= Task prompt =
Return all entries precisely as they stand, without the images.

[begin Data to use]

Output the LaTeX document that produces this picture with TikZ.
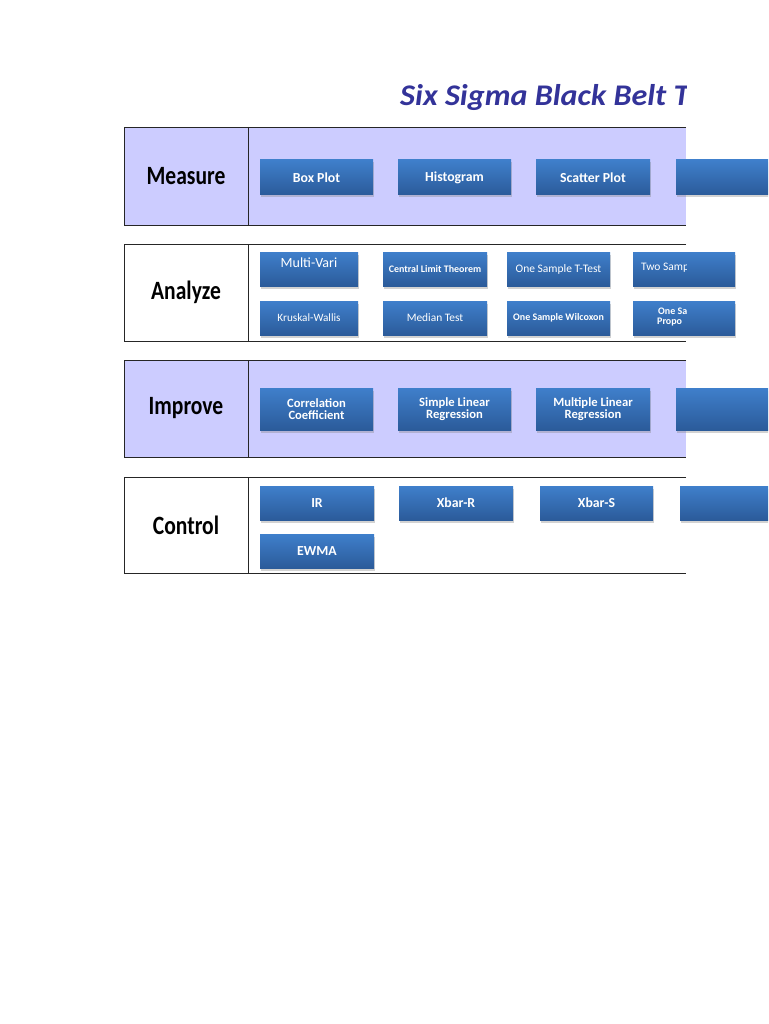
\documentclass[tikz,border=0pt]{standalone}
\usepackage{fontspec}
\setmainfont{Carlito}
\usetikzlibrary{shadows}
\definecolor{lav}{HTML}{CCCCFF}
\definecolor{ttl}{HTML}{333399}
\definecolor{btop}{HTML}{3F7FCB}
\definecolor{bbot}{HTML}{2B5B9A}
\tikzset{
  btn/.style={rectangle, top color=btop, bottom color=bbot, draw=none, text=white,
    align=center, inner sep=0pt,
    drop shadow={shadow xshift=0.5pt, shadow yshift=-2.5pt, opacity=0.35}},
  sectlabel/.style={font=\bfseries\fontsize{22}{24}\selectfont, text=black},
  secline/.style={draw=black!85, line width=0.9pt},
  fb/.style={font=\bfseries\fontsize{#1}{#1}\selectfont},
  fr/.style={font=\fontsize{#1}{#1}\selectfont},
}
\newcommand\mybtn[7][]{%
  \node[btn, minimum width={(#5-#3)*1pt}, minimum height={(#6-#4)*1pt}, #1]
    (#2) at ({(#3+#5)/2},{(#4+#6)/2}) {#7};}
\newcommand\mysect[5]{%
  \fill[#5] (124,#3) rectangle (686,#4);
  \draw[secline] (686,#3) -- (124,#3) -- (124,#4) -- (686,#4);
  \draw[secline] (248,#3) -- (248,#4);
  \node[sectlabel] (#1) at (186,{(#3+#4)/2}) {\scalebox{0.98}[1.2]{#2}};}
\begin{document}
\begin{tikzpicture}[x=1pt,y=-1pt]
\useasboundingbox (0,0) rectangle (768,1024);
\fill[white] (0,0) rectangle (768,1024);
\clip (0,0) rectangle (768,1024);

% title (clipped at the sheet edge)
\begin{scope}
  \clip (0,0) rectangle (686,140);
  \node[anchor=base west, inner sep=0pt, text=ttl,
        font=\bfseries\itshape\fontsize{30}{32}\selectfont] (title) at (400,106)
        {\scalebox{1.07}[1]{Six Sigma Black Belt T}};
\end{scope}

% sections
\mysect{measure}{Measure}{127}{225}{lav}
\mysect{analyze}{Analyze}{244}{341}{white}
\mysect{improve}{Improve}{360}{457}{lav}
\mysect{control}{Control}{477}{573}{white}

% Measure buttons
\mybtn[fb=13.8]{m1}{260}{160}{373}{195}{Box Plot}
\mybtn[fb=13.8]{m2}{398}{160}{511}{195}{Histogram}
\mybtn[fb=13.8]{m3}{536}{160}{650}{195}{Scatter Plot}
\mybtn{m4}{676}{160}{790}{195}{}

% Analyze buttons
\mybtn[fr=14]{a1}{260}{252}{358}{286}{Multi-Vari\\[-1pt]\mbox{}}
\mybtn[fb=10]{a2}{383}{252}{487}{286}{Central Limit Theorem}
\mybtn[fr=11.5]{a3}{507}{252}{610}{286}{One Sample T-Test}
\mybtn{a4}{633}{252}{735}{286}{}
\mybtn[fr=11.2]{a5}{260}{301}{358}{335}{Kruskal-Wallis}
\mybtn[fr=11.4]{a6}{383}{301}{487}{335}{Median Test}
\mybtn[fb=10]{a7}{507}{301}{610}{335}{One Sample Wilcoxon}
\mybtn{a8}{633}{301}{735}{335}{}

% Improve buttons
\mybtn[fb=12.6]{i1}{260}{388}{373}{430}{Correlation\\[0pt]Coefficient}
\mybtn[fb=12.6]{i2}{398}{388}{511}{430}{Simple Linear\\[0pt]Regression}
\mybtn[fb=12.6]{i3}{536}{388}{650}{430}{Multiple Linear\\[0pt]Regression}
\mybtn{i4}{676}{388}{790}{430}{}

% Control buttons
\mybtn[fb=13.8]{c1}{260}{486}{374}{520}{IR}
\mybtn[fb=13.8]{c2}{399}{486}{513}{520}{Xbar-R}
\mybtn[fb=13.8]{c3}{540}{486}{653}{520}{Xbar-S}
\mybtn{c4}{680}{486}{794}{520}{}
\mybtn[fb=13.8]{c5}{260}{534}{374}{568}{EWMA}

% texts of the partly hidden buttons, cut at the sheet edge
\begin{scope}
  \clip (0,140) rectangle (686,460);
  \node[fr=11.5, text=white, anchor=west, inner sep=0pt] (a4t) at (641,268) {Two Samp};
  \node[fb=10, text=white, anchor=west, inner sep=0pt, align=left] (a8t) at (657,317)
       {\hspace*{1pt}One Sa\\[0pt]Propo};
\end{scope}
\end{tikzpicture}
\end{document}
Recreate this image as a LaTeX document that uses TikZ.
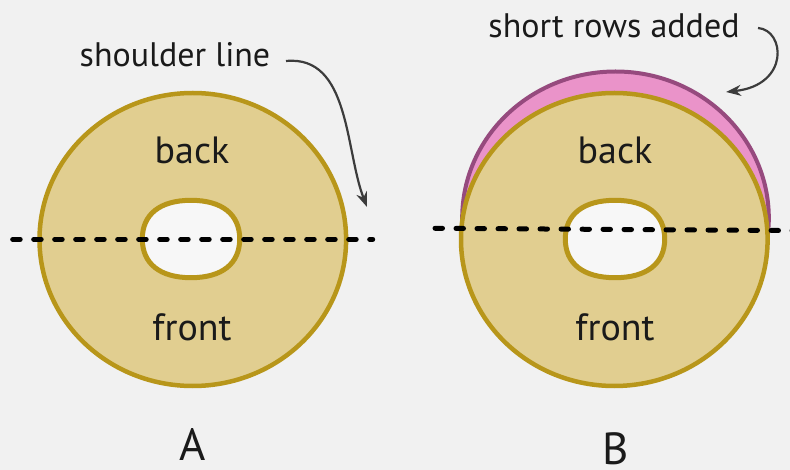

[end Data to use]

= Response below =
Output the LaTeX document that produces this picture with TikZ.
\documentclass[tikz,border=0pt]{standalone}
\usepackage{fontspec}
\setmainfont{Carlito}
\usetikzlibrary{shadows}
\definecolor{lav}{HTML}{CCCCFF}
\definecolor{ttl}{HTML}{333399}
\definecolor{btop}{HTML}{3F7FCB}
\definecolor{bbot}{HTML}{2B5B9A}
\tikzset{
  btn/.style={rectangle, top color=btop, bottom color=bbot, draw=none, text=white,
    align=center, inner sep=0pt,
    drop shadow={shadow xshift=0.5pt, shadow yshift=-2.5pt, opacity=0.35}},
  sectlabel/.style={font=\bfseries\fontsize{22}{24}\selectfont, text=black},
  secline/.style={draw=black!85, line width=0.9pt},
  fb/.style={font=\bfseries\fontsize{#1}{#1}\selectfont},
  fr/.style={font=\fontsize{#1}{#1}\selectfont},
}
\newcommand\mybtn[7][]{%
  \node[btn, minimum width={(#5-#3)*1pt}, minimum height={(#6-#4)*1pt}, #1]
    (#2) at ({(#3+#5)/2},{(#4+#6)/2}) {#7};}
\newcommand\mysect[5]{%
  \fill[#5] (124,#3) rectangle (686,#4);
  \draw[secline] (686,#3) -- (124,#3) -- (124,#4) -- (686,#4);
  \draw[secline] (248,#3) -- (248,#4);
  \node[sectlabel] (#1) at (186,{(#3+#4)/2}) {\scalebox{0.98}[1.2]{#2}};}
\begin{document}
\begin{tikzpicture}[x=1pt,y=-1pt]
\useasboundingbox (0,0) rectangle (768,1024);
\fill[white] (0,0) rectangle (768,1024);
\clip (0,0) rectangle (768,1024);

% title (clipped at the sheet edge)
\begin{scope}
  \clip (0,0) rectangle (686,140);
  \node[anchor=base west, inner sep=0pt, text=ttl,
        font=\bfseries\itshape\fontsize{30}{32}\selectfont] (title) at (400,106)
        {\scalebox{1.07}[1]{Six Sigma Black Belt T}};
\end{scope}

% sections
\mysect{measure}{Measure}{127}{225}{lav}
\mysect{analyze}{Analyze}{244}{341}{white}
\mysect{improve}{Improve}{360}{457}{lav}
\mysect{control}{Control}{477}{573}{white}

% Measure buttons
\mybtn[fb=13.8]{m1}{260}{160}{373}{195}{Box Plot}
\mybtn[fb=13.8]{m2}{398}{160}{511}{195}{Histogram}
\mybtn[fb=13.8]{m3}{536}{160}{650}{195}{Scatter Plot}
\mybtn{m4}{676}{160}{790}{195}{}

% Analyze buttons
\mybtn[fr=14]{a1}{260}{252}{358}{286}{Multi-Vari\\[-1pt]\mbox{}}
\mybtn[fb=10]{a2}{383}{252}{487}{286}{Central Limit Theorem}
\mybtn[fr=11.5]{a3}{507}{252}{610}{286}{One Sample T-Test}
\mybtn{a4}{633}{252}{735}{286}{}
\mybtn[fr=11.2]{a5}{260}{301}{358}{335}{Kruskal-Wallis}
\mybtn[fr=11.4]{a6}{383}{301}{487}{335}{Median Test}
\mybtn[fb=10]{a7}{507}{301}{610}{335}{One Sample Wilcoxon}
\mybtn{a8}{633}{301}{735}{335}{}

% Improve buttons
\mybtn[fb=12.6]{i1}{260}{388}{373}{430}{Correlation\\[0pt]Coefficient}
\mybtn[fb=12.6]{i2}{398}{388}{511}{430}{Simple Linear\\[0pt]Regression}
\mybtn[fb=12.6]{i3}{536}{388}{650}{430}{Multiple Linear\\[0pt]Regression}
\mybtn{i4}{676}{388}{790}{430}{}

% Control buttons
\mybtn[fb=13.8]{c1}{260}{486}{374}{520}{IR}
\mybtn[fb=13.8]{c2}{399}{486}{513}{520}{Xbar-R}
\mybtn[fb=13.8]{c3}{540}{486}{653}{520}{Xbar-S}
\mybtn{c4}{680}{486}{794}{520}{}
\mybtn[fb=13.8]{c5}{260}{534}{374}{568}{EWMA}

% texts of the partly hidden buttons, cut at the sheet edge
\begin{scope}
  \clip (0,140) rectangle (686,460);
  \node[fr=11.5, text=white, anchor=west, inner sep=0pt] (a4t) at (641,268) {Two Samp};
  \node[fb=10, text=white, anchor=west, inner sep=0pt, align=left] (a8t) at (657,317)
       {\hspace*{1pt}One Sa\\[0pt]Propo};
\end{scope}
\end{tikzpicture}
\end{document}
Recreate this image as a LaTeX document that uses TikZ.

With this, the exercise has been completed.